The long-reigning Ontario Liberal Party has never had a close personal relationship with the emotion the rest of us know as shame. From the ignominious prorogue-enabled departure of former premier Dalton McGuinty in 2013 to Premier Kathleen Wynne's about-face on political party finance rules this year, the Liberals have consistently proved that they cannot feel embarrassment.
And now they've done it again. Faced with three by-election losses in a row, and with Premier Wynne's tanking approval ratings, the government is conspiring to buy labour peace through the next election campaign by offering unprecedented contract extensions to Ontario's teachers' unions.
All the contracts, so hard-won in 2012, are set to expire on Aug. 31, 2017. That means the government could be in negotiations with the unions leading into the general election expected the following spring. No politician campaigning for re-election wants to have teachers off the job, so Education Minister Mitzie Hunter has been reaching out to the unions about the possibility of extending their existing contracts beyond the election date.

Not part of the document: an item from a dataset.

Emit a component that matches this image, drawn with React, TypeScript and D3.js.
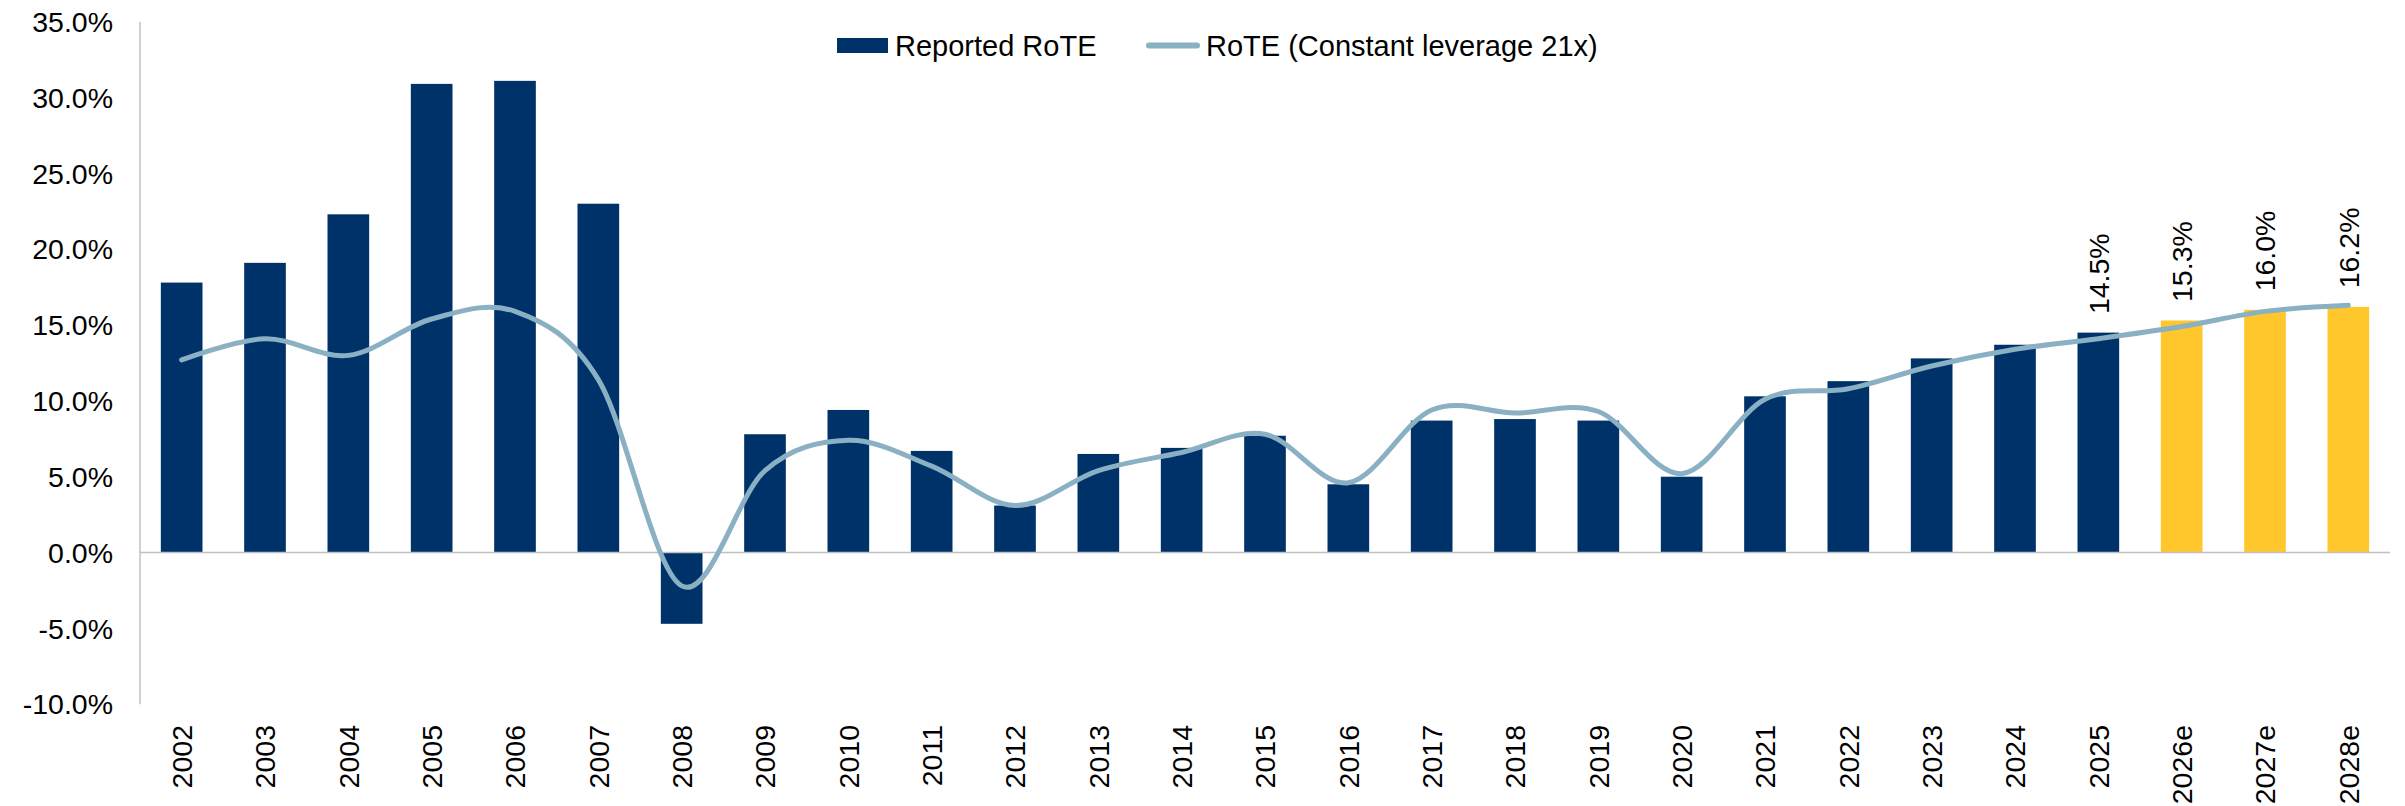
import React from "react";
import * as d3 from "d3";

const categories = ["2002","2003","2004","2005","2006","2007","2008","2009","2010","2011","2012","2013","2014","2015","2016","2017","2018","2019","2020","2021","2022","2023","2024","2025","2026e","2027e","2028e"];
const reportedRoTE = [17.8,19.1,22.3,30.9,31.1,23.0,-4.7,7.8,9.4,6.7,3.1,6.5,6.9,7.7,4.5,8.7,8.8,8.7,5.0,10.3,11.3,12.8,13.7,14.5,15.3,16.0,16.2];
const constantLeverageRoTE = [12.7,14.1,13.0,15.4,15.9,11.4,-2.2,5.4,7.4,5.7,3.1,5.4,6.6,7.8,4.6,9.4,9.2,9.3,5.2,10.1,10.8,12.3,13.4,14.1,14.9,15.9,16.3];
const forecastCategories = ["2026e","2027e","2028e"];
const labelledCategories = ["2025","2026e","2027e","2028e"];
const yTicks = [-10,-5,0,5,10,15,20,25,30,35];
const seriesNames = ["Reported RoTE","RoTE (Constant leverage 21x)"];

const W = 2405, H = 806;
const FONT = "'Liberation Sans', Arial, Helvetica, sans-serif";
const NAVY = "#00326A";
const YELLOW = "#FFC72C";
const LINE = "#8AB0C3";
const AXIS = "#C0C0C0";

export default function App() {
  const x = d3.scaleBand<string>().domain(categories).range([140, 2390]).paddingInner(0.5).paddingOuter(0.25);
  const y = d3.scaleLinear().domain([-10, 35]).range([704.2, 21.7]);
  const cx = (c: string) => (x(c) as number) + x.bandwidth() / 2;
  const lineGen = d3.line<number>()
    .x((_, i) => cx(categories[i]))
    .y((d) => y(d))
    .curve(d3.curveCardinal.tension(0));
  const fmt = (v: number) => v.toFixed(1) + "%";

  return (
    <svg width={W} height={H} style={{ position: "absolute", left: 0, top: 0, background: "#fff" }} fontFamily={FONT}>
      {/* y axis */}
      <line x1={140} x2={140} y1={y(35)} y2={y(-10)} stroke={AXIS} strokeWidth={1.5} />
      {yTicks.map((t) => (
        <text key={t} x={113} y={y(t)} dy="0.36em" textAnchor="end" fontSize={28.5} fill="#000">{fmt(t)}</text>
      ))}
      {/* bars */}
      {categories.map((c, i) => {
        const v = reportedRoTE[i];
        const top = Math.min(y(v), y(0));
        const h = Math.abs(y(v) - y(0));
        return (
          <rect key={c} x={x(c)} y={top} width={x.bandwidth()} height={h}
            fill={forecastCategories.includes(c) ? YELLOW : NAVY} />
        );
      })}
      {/* zero line */}
      <line x1={140} x2={2390} y1={y(0)} y2={y(0)} stroke={AXIS} strokeWidth={1.5} />
      {/* line series */}
      <path d={lineGen(constantLeverageRoTE) || ""} fill="none" stroke={LINE} strokeWidth={5} strokeLinecap="round" strokeLinejoin="round" />
      {/* data labels */}
      {categories.map((c, i) => labelledCategories.includes(c) ? (
        <text key={"l" + c} transform={`translate(${cx(c)},${y(reportedRoTE[i]) - 18.5}) rotate(-90)`} dy="0.36em" textAnchor="start" fontSize={28.5} fill="#000">{fmt(reportedRoTE[i])}</text>
      ) : null)}
      {/* x labels */}
      {categories.map((c) => (
        <text key={"x" + c} transform={`translate(${cx(c)},725) rotate(-90)`} dy="0.36em" textAnchor="end" fontSize={28.5} fill="#000">{c}</text>
      ))}
      {/* legend */}
      <rect x={837} y={38} width={51} height={15} fill={NAVY} />
      <text x={895} y={46} dy="0.36em" fontSize={29} fill="#000">{seriesNames[0]}</text>
      <line x1={1149} x2={1197} y1={45.5} y2={45.5} stroke={LINE} strokeWidth={6} strokeLinecap="round" />
      <text x={1206} y={46} dy="0.36em" fontSize={29} fill="#000">{seriesNames[1]}</text>
    </svg>
  );
}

This has been done without consulting the school boards, which are technically the bodies that negotiate with the unions. It would also require an amendment to the existing legislation on collective bargaining by school boards, because the law doesn't allow for contract extensions.
The Wynne government has meanwhile been sending the explicit message that, should it subsequently win re-election in 2018, it will be generous when the next round of bargaining comes up.
All of this is compounded by the affectionate relationship between the Liberal Party and the teachers' unions, which as a group have spent millions during elections campaigns to keep the Liberals in power, and which in return have received millions of dollars from the Wynne government to help cover such things as their contract negotiating costs.
This is deadpan political opportunism at its most naked. The Liberals are preparing the ground for an election that, should it go their way, will see them through their second uninterrupted decade in power. They are not about to let the obligation to act in the taxpayers' best interests get in the way of that.